The sun's invisible rays far transcend the visible ones in heating power, so that if the alleged performances of Archimedes during the siege of Syracuse had any foundation in fact, the dark solar rays would have been the philosopher's chief agents of combustion. On a small scale we can readily produce, with the purely invisible rays of the electric light, all that Archimedes is said to have performed with the sun's total radiation. Placing behind the electric light a small concave mirror, the rays are converged, the cone of reflected rays and their point of convergence being rendered clearly visible by the dust always floating in the air. Placing between the luminous focus and the source of rays our solution of iodine, the light of the cone is entirely cut away; but the intolerable heat experienced when the band is placed, even for a moment, at the dark focus, shows that the calorific rays pass unimpeded through the opaque solution.

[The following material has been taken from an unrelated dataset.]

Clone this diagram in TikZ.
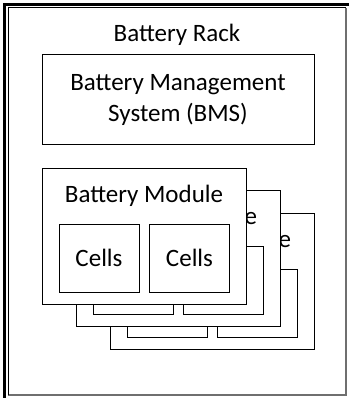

Almost anything that ordinary fire can effect may be accomplished at the focus of invisible rays; the air at the focus remaining at the same time perfectly cold, on account of its transparency to the heat-rays. An air thermometer, with a hollow rack-salt bulb, would be unaffected by the heat of the focus: there would be no expansion, and in the open air there is no convection. The aether at the focus, and not the air, is the substance in which the heat is embodied. A block of wood, placed at the focus, absorbs the heat, and dense volumes of smoke rise swiftly upwards, showing the manner in which the air itself would rise, if the invisible rays were competent to heat it. At the perfectly dark focus dry paper is instantly inflamed: chips of wood are speedily burnt up: lead, tin, and zinc are fused: and disks of charred paper are raised to vivid incandescence. It might be supposed that the obscure rays would show no preference for black over white; but they do show a preference, and to obtain rapid combustion, the body, if not already black, ought to be blackened. When metals are to be burned, it is necessary to blacken or otherwise tarnish them, so as to diminish their reflective power. Blackened zinc foil, when brought into the focus of invisible rays, is instantly caused to blaze, and burns with its peculiar purple light. Magnesium wire flattened, or tarnished magnesium ribbon, also bursts into flame. Pieces of charcoal suspended in a receiver full of oxygen are also set on fire when the invisible focus falls upon them; the dark rays after having passed through the receiver, still possessing sufficient power to ignite the charcoal, and thus initiate the attack of the oxygen. If, instead of being plunged in oxygen, the charcoal be suspended in vacuo, it immediately glows at the place where the focus falls.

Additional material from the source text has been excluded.